The back-of-the-envelope calculations of the ESMs' carbonate system states revealed that all but two of the models have a higher global mean Revelle factor than calculated from GLODAP, correlated with a higher TA–DIC ratio than suggested by observations (see also Terhaar et al., 2022). For a hypothetical addition of 100 µmol kg⁻¹ TA this bias leads to an overestimation of the initial pCO₂ reduction by up to 13 % (affecting CO₂ uptake from the atmosphere). The addition of just 100 µmol kg⁻¹ TA is actually at the very low end of the spectrum used in past and current OAE experiments in models and in mesocosms (Hartmann et al., 2023; Ferderer et al., 2022). This calculation is a simplified exercise since gas exchange between ocean and atmosphere is not accounted for and neither are the potential precipitation or sinking of calcium carbonate (Hartmann et al., 2023). The CO₂ uptake efficiency factor, ηCO₂, relates changes in surface DIC to alkalinity input. We computed this metric here with constant pCO₂ after alkalinity addition, which suggests complete equilibration and neglects any reduction in atmospheric CO₂ due to OAE. Studies suggest that the timescale and efficiency of the equilibration can differ immensely depending on the ocean region. He and Tyka (2023) found that after 1 year ηCO₂ varied between 0.2 and 0.85 and that after 10 years most locations showed an uptake fraction of 0.65–0.80. Jones et al. (2014) quantified the mean global air–sea equilibration timescale for CO₂ at 4.4 months (range of 0.5 to 24 months regionally). Bach et al. (2023) suggest a pragmatic timescale of 10 years for a 95 % DIC equilibration after OAE measures. It is within this range of suggested equilibration timescales that the differences in simulated pCO₂ change between ESMs are important.

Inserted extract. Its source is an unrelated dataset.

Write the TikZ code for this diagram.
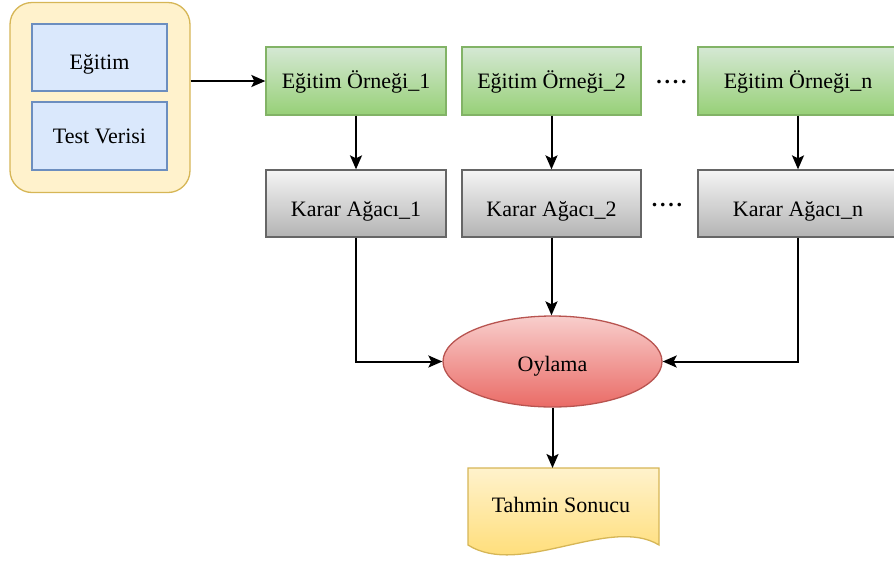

The results of our idealized calculation also highlight the need to monitor at least two carbonate system variables to characterize the full carbonate system after alkalinity addition in a potential real-world application. Knowing the amount of alkalinity added and then monitoring pCO₂ with an autonomous sensor will not be sufficient to characterize the full carbonate system and the level of equilibrium reached, particularly as alkalinity and carbon will be subject to transport through mixing and advection. Autonomous sensors with high accuracy are currently only available for pCO₂, whereas alkalinity sensors are not commercially available (see review in Ho et al., 2023) and pH sensors do not have high enough accuracy (Wimart-Rousseau et al., 2023). This poses a challenge for monitoring, reporting, and verification (MRV) that may be tackled through (i) measuring discrete water samples until technical advances make autonomous measurements of two carbonate system variables possible or (ii) using models of high fidelity. In order to fully capture the effect of OAE on atmospheric CO₂ concentration and the model spread related to biases stemming from circulation and biogeochemical assumptions, model OAE experiments need to be performed in a suite of fully coupled emission-driven ESMs with a precise protocol and with realistic representation of the carbonate pump, including CaCO₃ dissolution above the carbonate saturation horizon, which is not even sufficiently understood in the real world (Sulpis et al., 2021).